How it works¶
GQI is built around one idea: a single, general base model that reads unstructured input, plus a lightweight adapter that specializes it to your data. You never train a model from scratch and you never manage a separate model per use case — you fit a small adapter on top of a shared base, and the base does the heavy lifting.
From input to calibrated number¶
Every prediction follows the same path. You fit on examples of your input paired with the numbers you want, GQI produces an adapter tuned to your data, and at predict time that adapter turns new input into a calibrated number with an uncertainty estimate.
examples: X (your text) + y (numbers) new input: X_new
│ │
▼ ▼
┌─────────┐ adapter ┌───────────┐
│ fit() │ ──────────────────────►│ predict() │
└─────────┘ └───────────┘
│ │
shared base model ◄──────────────────────-┘
▼
calibrated number + uncertainty
(y_hat, y_std)
The base model is general — it already knows how to read text and emit numbers. Fitting only learns the small amount that is specific to your data, which is why adaptation is fast and inexpensive.
One base model, many lightweight adapters¶
Instead of a dedicated model per customer or per dataset, GQI keeps one shared base and attaches a small adapter for each dataset you fit. Adapters are a few megabytes, train in minutes, and load on top of the same base.
This is what makes adaptation cheap:
- Fast to create — fitting tunes only the adapter, not the whole model.
- Cheap to store — an adapter is small, so you can have many of them.
- Cheap to serve — many adapters share one base, so they don't each need their own dedicated machine.
The method you choose controls how the adapter is built:
method |
What it does | Best for |
|---|---|---|
few_shot |
Stores your examples and conditions on them at predict time — no training step | Quick experiments, very small datasets |
lora |
Trains a small low-rank adapter on top of the base | The usual choice: fast, light, accurate |
full |
Fine-tunes the full model for the dataset | Maximum accuracy when you have enough data |
Calibrated probabilistic outputs¶
GQI does not just emit a point estimate. It produces a distribution over the
answer, which is what lets predict(return_std=True) return a meaningful
uncertainty alongside the number. Calibration means those error bars are
trustworthy: when GQI reports low confidence, it really is less sure. That makes
the output safe to act on — you can threshold on confidence, escalate uncertain
cases, or carry the uncertainty into whatever you do next.

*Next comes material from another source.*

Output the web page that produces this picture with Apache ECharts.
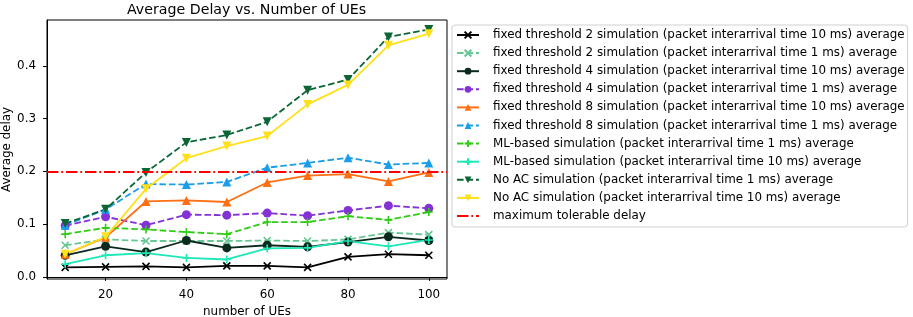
<!DOCTYPE html>
<html>
<head>
<meta charset="utf-8">
<script src="https://cdn.jsdelivr.net/npm/echarts@6/dist/echarts.min.js"></script>
<style>
  html, body { margin: 0; padding: 0; background: #fff; }
  #chart { width: 913px; height: 317px; }
</style>
</head>
<body>
<div id="chart"></div>
<script>
// number of UEs
var ues = [10, 20, 30, 40, 50, 60, 70, 80, 90, 100];

// average delay per curve
var ft2_10ms = [0.018, 0.019, 0.020, 0.018, 0.021, 0.021, 0.018, 0.038, 0.043, 0.041];
var ft2_1ms = [0.060, 0.071, 0.068, 0.068, 0.068, 0.069, 0.068, 0.071, 0.084, 0.080];
var ft4_10ms = [0.041, 0.058, 0.047, 0.069, 0.055, 0.060, 0.057, 0.066, 0.076, 0.069];
var ft4_1ms = [0.097, 0.114, 0.098, 0.118, 0.117, 0.121, 0.116, 0.126, 0.135, 0.130];
var ft8_10ms = [0.043, 0.075, 0.143, 0.145, 0.142, 0.179, 0.192, 0.195, 0.181, 0.198];
var ft8_1ms = [0.098, 0.128, 0.176, 0.175, 0.180, 0.207, 0.216, 0.226, 0.213, 0.216];
var ml_1ms = [0.081, 0.093, 0.090, 0.085, 0.081, 0.104, 0.104, 0.115, 0.108, 0.123];
var ml_10ms = [0.024, 0.041, 0.045, 0.036, 0.033, 0.054, 0.055, 0.068, 0.058, 0.070];
var noac_1ms = [0.101, 0.128, 0.198, 0.255, 0.269, 0.294, 0.354, 0.374, 0.455, 0.469];
var noac_10ms = [0.043, 0.076, 0.167, 0.225, 0.248, 0.267, 0.327, 0.364, 0.439, 0.461];
var maxDelay = 0.2;

var xTicks = [20, 40, 60, 80, 100];
var yTicks = [0.0, 0.1, 0.2, 0.3, 0.4];

var FONT = 'DejaVu Sans';
var X_MARK = 'path://M0,0L10,10M10,0L0,10';
var PLUS_MARK = 'path://M5,0L5,10M0,5L10,5';
var DASH = [6.6, 2.9];
var DASHDOT = [11.4, 2.9, 1.8, 2.9];

function pairs(vals) {
  return ues.map(function (u, i) { return [u, vals[i]]; });
}

function curve(name, vals, color, symbol, dashed, opts) {
  opts = opts || {};
  return {
    name: name,
    type: 'line',
    data: pairs(vals),
    symbol: symbol,
    symbolSize: opts.size || 9,
    symbolRotate: opts.rotate || 0,
    showAllSymbol: true,
    lineStyle: { color: color, width: 1.8, type: dashed ? DASH : 'solid' },
    itemStyle: { color: color, borderColor: color, borderWidth: opts.stroke ? 1.6 : 0, opacity: 1 },
    emphasis: { disabled: true },
    animation: false
  };
}

var chart = echarts.init(document.getElementById('chart'));

var option = {
  backgroundColor: '#fff',
  textStyle: { fontFamily: FONT },
  title: {
    text: 'Average Delay vs. Number of UEs',
    left: 127,
    top: 3,
    padding: 0,
    textStyle: { fontFamily: FONT, fontSize: 14.2, fontWeight: 'normal', color: '#000' }
  },
  grid: {
    left: 47, right: 466, top: 20, bottom: 38,
    outerBoundsMode: 'none',
    containLabel: false,
    show: true, borderColor: '#000', borderWidth: 1
  },
  legend: {
    orient: 'vertical',
    left: 452,
    top: 25,
    padding: [3, 3, 4, 4],
    itemWidth: 22,
    itemHeight: 8.5,
    itemGap: 4.1,
    borderColor: '#d0d0d0',
    borderWidth: 1,
    borderRadius: 3,
    backgroundColor: '#fff',
    selectedMode: false,
    textStyle: { fontFamily: FONT, fontSize: 11.9, lineHeight: 14, color: '#000', padding: [0, 0, 0, 9] }
  },
  xAxis: {
    type: 'value',
    min: 5.5,
    max: 104.5,
    name: 'number of UEs',
    nameLocation: 'middle',
    nameGap: 25,
    nameTextStyle: { fontFamily: FONT, fontSize: 11.9, color: '#000' },
    axisLine: { show: true, lineStyle: { color: '#000', width: 1 } },
    axisTick: { show: true, length: 4, lineStyle: { color: '#000' }, customValues: xTicks },
    axisLabel: { fontFamily: FONT, fontSize: 11.9, color: '#000', margin: 10, customValues: xTicks },
    splitLine: { show: false }
  },
  yAxis: {
    type: 'value',
    min: -0.004,
    max: 0.487,
    name: 'Average delay',
    nameLocation: 'middle',
    nameGap: 32,
    nameTextStyle: { fontFamily: FONT, fontSize: 11.9, color: '#000' },
    axisLine: { show: true, lineStyle: { color: '#000', width: 1 } },
    axisTick: { show: true, length: 4, lineStyle: { color: '#000' }, customValues: yTicks },
    axisLabel: {
      fontFamily: FONT, fontSize: 11.9, color: '#000', margin: 11, customValues: yTicks,
      formatter: function (v) { return v.toFixed(1); }
    },
    splitLine: { show: false }
  },
  series: [
    curve('fixed threshold 2 simulation (packet interarrival time 10 ms) average', ft2_10ms, '#000000', X_MARK, false, { stroke: true, size: 7 }),
    curve('fixed threshold 2 simulation (packet interarrival time 1 ms) average', ft2_1ms, '#66c795', X_MARK, true, { stroke: true, size: 7 }),
    curve('fixed threshold 4 simulation (packet interarrival time 10 ms) average', ft4_10ms, '#0b2a1e', 'circle', false),
    curve('fixed threshold 4 simulation (packet interarrival time 1 ms) average', ft4_1ms, '#8431d6', 'circle', true),
    curve('fixed threshold 8 simulation (packet interarrival time 10 ms) average', ft8_10ms, '#ff6e12', 'triangle', false),
    curve('fixed threshold 8 simulation (packet interarrival time 1 ms) average', ft8_1ms, '#1c9de8', 'triangle', true),
    curve('ML-based simulation (packet interarrival time 1 ms) average', ml_1ms, '#2ecc12', PLUS_MARK, true, { stroke: true, size: 8 }),
    curve('ML-based simulation (packet interarrival time 10 ms) average', ml_10ms, '#1ee8b6', PLUS_MARK, false, { stroke: true, size: 8 }),
    curve('No AC simulation (packet interarrival time 1 ms) average', noac_1ms, '#0b6636', 'triangle', true, { rotate: 180 }),
    curve('No AC simulation (packet interarrival time 10 ms) average', noac_10ms, '#ffe01a', 'triangle', false, { rotate: 180 }),
    {
      name: 'maximum tolerable delay',
      type: 'line',
      data: [],
      symbol: 'rect',
      lineStyle: { color: '#ff0000', width: 1.8, type: DASHDOT },
      itemStyle: { color: 'rgba(0,0,0,0)', borderWidth: 0 },
      markLine: {
        silent: true,
        symbol: 'none',
        label: { show: false },
        lineStyle: { color: '#ff0000', width: 1.8, type: DASHDOT },
        data: [{ yAxis: maxDelay }]
      },
      animation: false
    }
  ]
};

chart.setOption(option);
</script>
</body>
</html>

The same model, local or hosted¶
The base model and the .fit() / .predict() contract are identical whether
you run GQI on your own hardware or in GQI Cloud:
- Local runs a compact open-weights model in-process on your CPU or GPU. It's free, fully under your control, and ideal for prototyping.
- Hosted runs a larger managed model in GQI Cloud, with adapters created and served for you, so you can scale without operating any infrastructure.
Because both paths share the same interface, moving from local prototyping to
hosted production is a one-line import change — the way you call
GQI does not change, only where fit and predict execute.